I refuse to give up on Jane Campion. In terms of setting a visual mood, she remains one of the top-notch directors out there, even if her choices in material have been funky for about a decade now. Exhibit A would be In the Cut, roundly described as terrible — an erotic thriller without eroticism or thrills — a charge I find difficult to dispute, except that I don’t really think an erotic thriller is what Campion had in mind.
Working from the dry-ice 1995 novel by Susanna Moore (who co-scripted with the director), Campion approaches the basic narrative thread — woman gets in touch with her nasty side by carrying on a torrid affair with a man who might be a murderer — as a jittery, stylistically dodgy meditation on desire and self-destruction. Woe to anyone who rents In the Cut hoping for something suspenseful or arousing.
A look at Moore’s novel — which can probably be read in about the time it takes to watch the film — reveals a not very different game plan. The unnamed narrator, a professor of English, obsesses about words and slang, and couches her experiences in spare, standoffish prose that, after a while, clues you in on how much she’s feeling but not expressing. Campion nails the tone of the book exactly once, when the movie’s protagonist, here named Frannie Avery (Meg Ryan), discovers a body part in a sink; the sense of floating detachment rolling slowly into horror is what separates an artist from a garden-variety purveyor of cheap shocks.
Meg Ryan isn’t really in this movie — at least not the Meg Ryan we’ve come to be familiar (and bored) with, the cuddly Meg of romantic comedies, although she has been bedraggled and not-nice in such films as When a Man Loves a Woman and Hurlyburly. Campion and cinematographer Dion Beebe shoot Ryan unflatteringly whenever possible, bringing out the hollows under her eyes and emphasizing that weird glazed look she gets when she’s trying to convey deep thought. Like all the Campion actresses before her — Holly Hunter, Kate Winslet, Nicole Kidman — Ryan gives an almost entirely physical performance; Campion likes her actresses consciously inexpressive, so that she can work with their bodies and the way shadows play across their faces.
Similarly, Mark Ruffalo fills the Harvey Keitel role of the powerful and possibly dangerous man who leads the heroine further into herself than she would otherwise have gone. As the crude detective Malloy, who prides himself on “being whatever you want me to be” in bed, Ruffalo strikes an effective balance of machismo and tenderness.
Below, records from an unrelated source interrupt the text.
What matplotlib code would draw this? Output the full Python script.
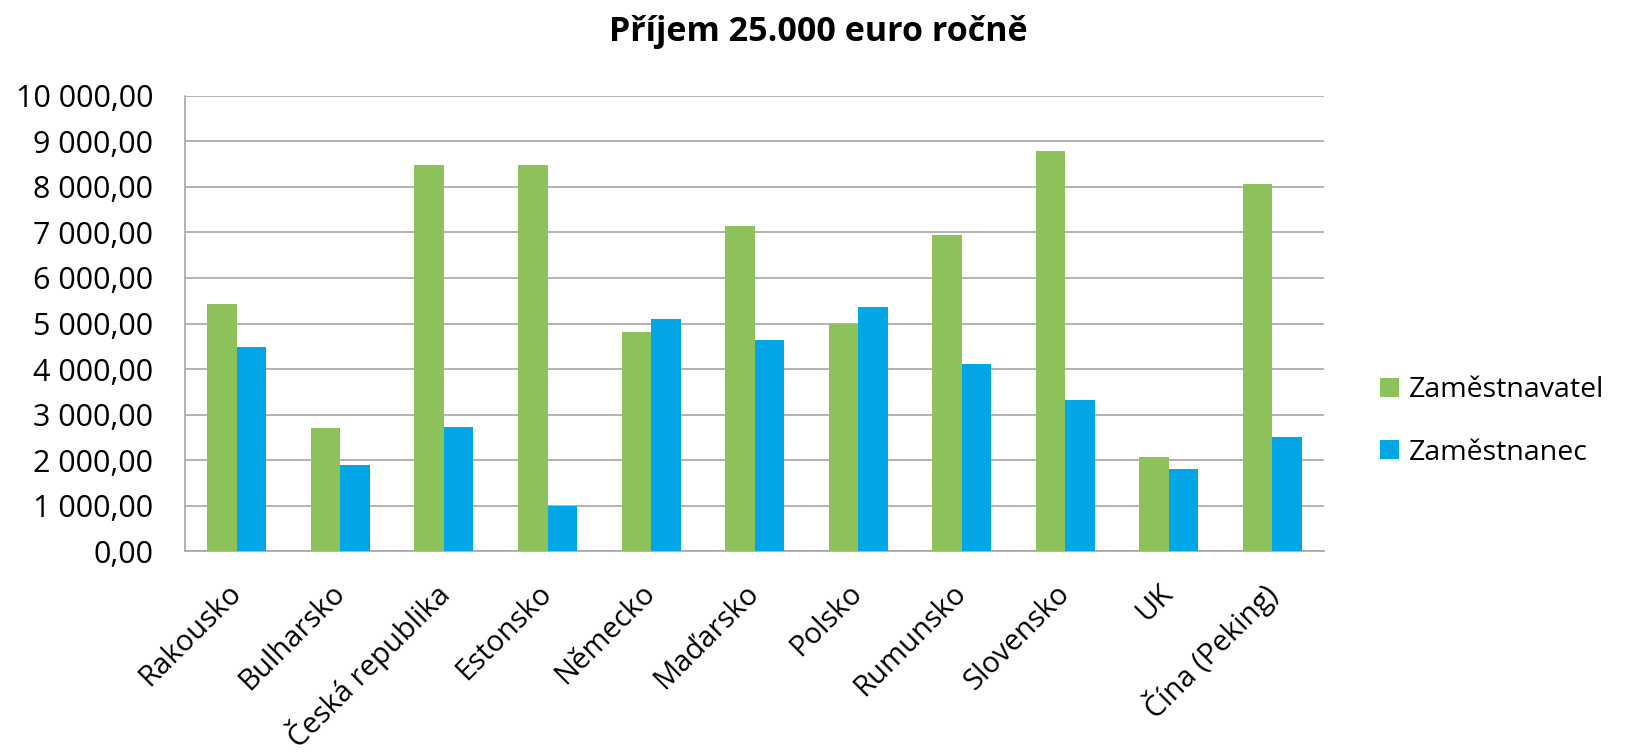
import matplotlib.pyplot as plt
import matplotlib.ticker as mticker
import numpy as np

plt.rcParams['font.family'] = ['Open Sans', 'DejaVu Sans']

# data
countries = ["Rakousko", "Bulharsko", "Česká republika", "Estonsko", "Německo",
             "Maďarsko", "Polsko", "Rumunsko", "Slovensko", "UK", "Čína (Peking)"]
zamestnavatel = [5430, 2700, 8490, 8490, 4810, 7130, 4990, 6940, 8790, 2080, 8060]
zamestnanec = [4480, 1890, 2740, 990, 5100, 4630, 5360, 4110, 3330, 1820, 2520]
series_names = ["Zaměstnavatel", "Zaměstnanec"]
yticks = np.arange(0, 10001, 1000)

green = '#8DC15A'
blue = '#00A6E6'
grid = '#A6A6A6'

fig = plt.figure(figsize=(16.31, 7.54), dpi=100)
ax = fig.add_axes([0.1135, 0.2686, 0.8118 - 0.1135, 0.8731 - 0.2686])

x = np.arange(len(countries))
w = 0.285
ax.bar(x - w / 2, zamestnavatel, w, color=green, label=series_names[0], zorder=3)
ax.bar(x + w / 2, zamestnanec, w, color=blue, label=series_names[1], zorder=3)

ax.set_xlim(-0.5, len(countries) - 0.5)
ax.set_ylim(0, 10000)
ax.set_yticks(yticks)
ax.yaxis.set_major_formatter(mticker.FuncFormatter(
    lambda v, p: f"{v:,.2f}".replace(",", " ").replace(".", ",")))
ax.yaxis.grid(True, color=grid, linewidth=1.2, zorder=0)
ax.set_axisbelow(True)

for s in ['top', 'right']:
    ax.spines[s].set_visible(False)
for s in ['left', 'bottom']:
    ax.spines[s].set_color(grid)
    ax.spines[s].set_linewidth(1.2)

ax.tick_params(axis='y', length=0, pad=23, labelsize=22, colors='black')
ax.tick_params(axis='x', length=0, pad=27, labelsize=21)
ax.set_xticks(x)
ax.set_xticklabels(countries, rotation=45, ha='right', va='center',
                   rotation_mode='anchor')

fig.text(0.5015, 0.958, "Příjem 25.000 euro ročně", ha='center', va='center',
         fontsize=24.5, fontweight='bold')

fig.legend(loc='center left', bbox_to_anchor=(1380 / 1631, 0.441),
           frameon=False, fontsize=20.5, borderpad=0, borderaxespad=0,
           handlelength=0.68, handleheight=0.68, handletextpad=0.35,
           labelspacing=1.2)

fig.savefig("out.png", dpi=100)
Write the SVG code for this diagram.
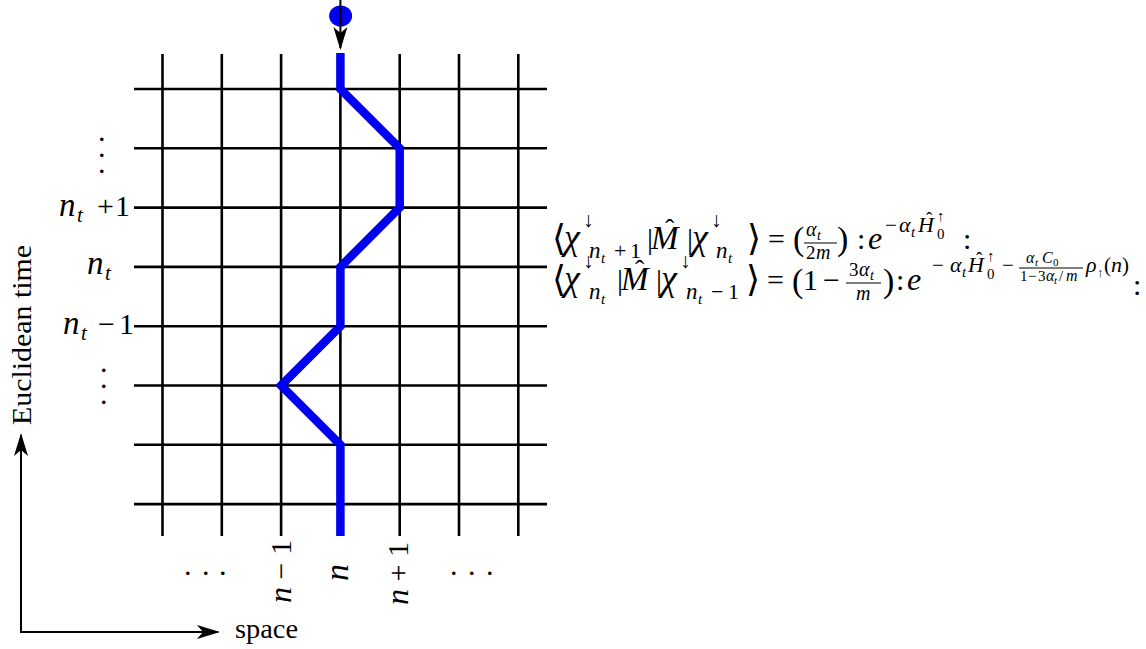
<svg xmlns="http://www.w3.org/2000/svg" width="1146" height="649" viewBox="0 0 1146 649">
<style>
text{font-family:"Liberation Serif","DejaVu Serif",serif;fill:#000}
.i{font-style:italic}
.grid line{stroke:#000;stroke-width:2.6}
.ax{stroke:#000;stroke-width:2;fill:none}
.fb{stroke:#000;stroke-width:1.1}
</style>
<defs>
<marker id="ah" viewBox="-24 -9 28 18" refX="0" refY="0" markerWidth="28" markerHeight="18" markerUnits="userSpaceOnUse" orient="auto">
<path d="M2,0 L-21,-7 L-15,0 L-21,7 Z" fill="#000"/>
</marker>
</defs>
<rect width="1146" height="649" fill="#fff"/>
<g id="grid" class="grid">
<line x1="162.5" y1="54" x2="162.5" y2="536"/>
<line x1="221.8" y1="54" x2="221.8" y2="536"/>
<line x1="281.1" y1="54" x2="281.1" y2="536"/>
<line x1="340.4" y1="54" x2="340.4" y2="536"/>
<line x1="399.7" y1="54" x2="399.7" y2="536"/>
<line x1="459" y1="54" x2="459" y2="536"/>
<line x1="518.3" y1="54" x2="518.3" y2="536"/>
<line x1="134" y1="89" x2="547" y2="89"/>
<line x1="134" y1="148.3" x2="547" y2="148.3"/>
<line x1="134" y1="207.6" x2="547" y2="207.6"/>
<line x1="134" y1="266.9" x2="547" y2="266.9"/>
<line x1="134" y1="326.2" x2="547" y2="326.2"/>
<line x1="134" y1="385.5" x2="547" y2="385.5"/>
<line x1="134" y1="444.8" x2="547" y2="444.8"/>
<line x1="134" y1="504.1" x2="547" y2="504.1"/>
</g>
<g id="path">
<path d="M340.4,53 L340.4,89 L399.7,148.3 L399.7,207.6 L340.4,266.9 L340.4,326.2 L281.1,385.5 L340.4,444.8 L340.4,536" fill="none" stroke="#0000f0" stroke-width="8.5"/>
</g>
<g id="particle">
<ellipse cx="340.6" cy="16" rx="11.5" ry="10.5" fill="#0000f0"/>
</g>
<g id="connectors">
<line class="ax" x1="340.4" y1="0" x2="340.4" y2="48" marker-end="url(#ah)"/>
<line class="ax" x1="21" y1="633" x2="21" y2="435" marker-end="url(#ah)"/>
<line class="ax" x1="20" y1="632" x2="218" y2="632" marker-end="url(#ah)"/>
</g>
<g id="axis-labels">
<text x="235" y="638" font-size="27" textLength="63" lengthAdjust="spacingAndGlyphs">space</text>
<text transform="translate(31,425) rotate(-90)" font-size="27" textLength="180" lengthAdjust="spacingAndGlyphs">Euclidean time</text>
</g>
<g id="time-labels">
<text font-size="30"><tspan class="i" x="59" y="216" font-size="33">n</tspan><tspan class="i" x="77" y="222" font-size="21">t</tspan><tspan x="97" y="216">+</tspan><tspan x="115" y="216">1</tspan></text>
<text font-size="30"><tspan class="i" x="87" y="274" font-size="33">n</tspan><tspan class="i" x="105" y="280" font-size="21">t</tspan></text>
<text font-size="30"><tspan class="i" x="63" y="334" font-size="33">n</tspan><tspan class="i" x="81" y="340" font-size="21">t</tspan><tspan x="98" y="334">−</tspan><tspan x="119" y="334">1</tspan></text>
<text font-size="30"><tspan x="98" y="141">.</tspan><tspan x="98" y="157">.</tspan><tspan x="98" y="173">.</tspan></text>
<text font-size="30"><tspan x="100" y="372">.</tspan><tspan x="100" y="388">.</tspan><tspan x="100" y="404">.</tspan></text>
</g>
<g id="space-labels">
<text font-size="30"><tspan x="184" y="575">.</tspan><tspan x="202" y="575">.</tspan><tspan x="219" y="575">.</tspan></text>
<text font-size="30"><tspan x="450" y="575">.</tspan><tspan x="468" y="575">.</tspan><tspan x="486" y="575">.</tspan></text>
<text transform="translate(291,603) rotate(-90)" font-size="30"><tspan class="i" font-size="32">n</tspan> − 1</text>
<text transform="translate(348,581) rotate(-90)" font-size="34" class="i">n</text>
<text transform="translate(408,605) rotate(-90)" font-size="30"><tspan class="i" font-size="32">n</tspan> + 1</text>
</g>
<g id="equation-1">
<text font-size="30"><tspan x="552" y="250" font-size="36">⟨</tspan><tspan class="i" x="564" y="249" font-size="36">χ</tspan><tspan x="583" y="227" font-size="21">↓</tspan><tspan class="i" x="589" y="258" font-size="23">n</tspan><tspan class="i" x="601" y="263" font-size="15">t</tspan><tspan x="614" y="258" font-size="22">+</tspan><tspan x="630" y="258" font-size="22">1</tspan><tspan x="647" y="249">|</tspan><tspan class="i" x="651" y="249" font-size="33">M</tspan><tspan x="665" y="238" font-size="28">ˆ</tspan><tspan x="687" y="249">|</tspan><tspan class="i" x="692" y="249" font-size="36">χ</tspan><tspan x="711" y="227" font-size="21">↓</tspan><tspan class="i" x="716" y="258" font-size="23">n</tspan><tspan class="i" x="728" y="263" font-size="15">t</tspan><tspan x="747" y="250" font-size="36">⟩</tspan><tspan x="768" y="249">=</tspan><tspan x="793" y="250" font-size="34">(</tspan><tspan class="i" x="806" y="236" font-size="20">α</tspan><tspan class="i" x="817" y="240" font-size="14">t</tspan><tspan x="806" y="259" font-size="19">2</tspan><tspan class="i" x="816" y="259" font-size="20">m</tspan><tspan x="837" y="250" font-size="34">)</tspan><tspan x="857" y="249">:</tspan><tspan class="i" x="868" y="249" font-size="32">e</tspan><tspan x="885" y="232" font-size="21">−</tspan><tspan class="i" x="899" y="232" font-size="22">α</tspan><tspan class="i" x="911" y="237" font-size="15">t</tspan><tspan class="i" x="918" y="232" font-size="22">H</tspan><tspan x="926" y="225" font-size="19">ˆ</tspan><tspan x="937" y="221" font-size="15">↑</tspan><tspan x="937" y="239" font-size="15">0</tspan><tspan x="963" y="249">:</tspan></text>
<line class="fb" x1="804" y1="243" x2="837" y2="243"/>
</g>
<g id="equation-2">
<text font-size="30"><tspan x="552" y="291" font-size="36">⟨</tspan><tspan class="i" x="564" y="290" font-size="36">χ</tspan><tspan x="583" y="268" font-size="21">↓</tspan><tspan class="i" x="589" y="299" font-size="23">n</tspan><tspan class="i" x="601" y="304" font-size="15">t</tspan><tspan x="617" y="290">|</tspan><tspan class="i" x="621" y="290" font-size="33">M</tspan><tspan x="635" y="279" font-size="28">ˆ</tspan><tspan x="656" y="290">|</tspan><tspan class="i" x="661" y="290" font-size="36">χ</tspan><tspan x="680" y="268" font-size="21">↓</tspan><tspan class="i" x="686" y="299" font-size="23">n</tspan><tspan class="i" x="698" y="304" font-size="15">t</tspan><tspan x="711" y="299" font-size="22">−</tspan><tspan x="728" y="299" font-size="22">1</tspan><tspan x="746" y="291" font-size="36">⟩</tspan><tspan x="767" y="290">=</tspan><tspan x="792" y="292" font-size="34">(</tspan><tspan x="803" y="290">1</tspan><tspan x="823" y="290">−</tspan><tspan x="849" y="276" font-size="19">3</tspan><tspan class="i" x="859" y="276" font-size="20">α</tspan><tspan class="i" x="870" y="280" font-size="14">t</tspan><tspan class="i" x="856" y="300" font-size="20">m</tspan><tspan x="883" y="292" font-size="34">)</tspan><tspan x="896" y="290">:</tspan><tspan class="i" x="907" y="290" font-size="32">e</tspan><tspan x="932" y="272" font-size="21">−</tspan><tspan class="i" x="950" y="272" font-size="22">α</tspan><tspan class="i" x="962" y="277" font-size="15">t</tspan><tspan class="i" x="968" y="272" font-size="22">H</tspan><tspan x="976" y="265" font-size="19">ˆ</tspan><tspan x="987" y="261" font-size="15">↑</tspan><tspan x="987" y="279" font-size="15">0</tspan><tspan x="1002" y="272" font-size="21">−</tspan><tspan class="i" x="1026" y="263" font-size="16">α</tspan><tspan class="i" x="1035" y="266" font-size="11">t</tspan><tspan class="i" x="1042" y="263" font-size="16">C</tspan><tspan x="1053" y="266" font-size="11">0</tspan><tspan x="1020" y="281" font-size="15">1</tspan><tspan x="1028" y="281" font-size="15">−</tspan><tspan x="1038" y="281" font-size="15">3</tspan><tspan class="i" x="1046" y="281" font-size="16">α</tspan><tspan class="i" x="1054" y="284" font-size="11">t</tspan><tspan x="1059" y="281" font-size="15">/</tspan><tspan class="i" x="1066" y="281" font-size="16">m</tspan><tspan class="i" x="1086" y="272" font-size="22">ρ</tspan><tspan x="1097" y="277" font-size="13">↑</tspan><tspan x="1104" y="272" font-size="21">(</tspan><tspan class="i" x="1111" y="272" font-size="22">n</tspan><tspan x="1122" y="272" font-size="21">)</tspan><tspan x="1133" y="295">:</tspan></text>
<line class="fb" x1="846" y1="283" x2="881" y2="283"/>
<line class="fb" x1="1019" y1="268" x2="1083" y2="268"/>
</g>
</svg>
Like other sexual knights in Campion’s work, Malloy knows exactly what Frannie needs, and Frannie gratefully plays right along with him. The fact that he might be the killer who’s been going around “disarticulating” local women only adds to Frannie’s playing-with-fire pleasure. Campion works hard to steam up their encounters, but the scenes have a queasy, doom-laden undercurrent that cuts off arousal; we are distanced and watching two people in the throes of their own private bad obsessions.
The actual plot motor is sort of goofy on the face of it, as it was in Moore’s novel; but, of course, neither Moore nor Campion is interested in the “story” so much as the tangled emotions that arise from it. Frannie has seen (explicitly, in the unrated version of the film) a man in shadows getting orally pleasured by a woman who later turns up “disarticulated”; the man has a tattoo on his wrist, and so does Malloy. We’re given other red herrings, including Frannie’s student Cornelius (Sharrieff Pugh), a large black guy obsessed with John Wayne Gacy, and Frannie’s neurotic ex-lover John (an uncredited Kevin Bacon), who putters around with his ugly little dog and stalks her (and when he gets her attention, all he does is whine about how he’s thinking about going on antidepressants). We also get, for no apparent reason, some flashbacks/nightmares about how Frannie’s dad proposed to her mom while ice-skating (complete with the Freudian visual of Dad’s ice-skates cleaving off Mom’s feet); and Frannie has been given a half-sister, Pauline (Jennifer Jason Leigh), who serves little function other than bemoaning the lack of decent men while still sleeping with bastards. Meg and Jennifer: the masochism twins.
In the Cut was never going to be a mainstream hit (and decidedly wasn’t), so I have to wonder why Campion and/or Moore altered the ending of the book, which panned out pretty much the same as the movie does, only without the redemptive gunshot and final reunion. (The book ends with the narrator hoping she bleeds to death before her killer returns to disarticulate her.) The movie’s finale makes it seem like just another conventional Skinemax thriller (though Campion, true to her calling as a stubborn artist, mutes the redemptive act of violence). I came away from In the Cut feeling the same way I did after all of Campion’s other films: not quite sure what I had seen or whether I “liked” it, but certain that I’d seen something quite out of the ordinary. Should a movie be penalized for failing to be something it never tried or aspired to be? Perhaps the marketing is to blame, or the hype surrounding Meg Ryan’s nudity. Once again, Campion has given us a work that is its own willful beast, unshackled by genre (except for the sell-out ending). I can’t really argue with those who didn’t like it. I can’t say I “liked” it either. But I’m still not giving up on Campion.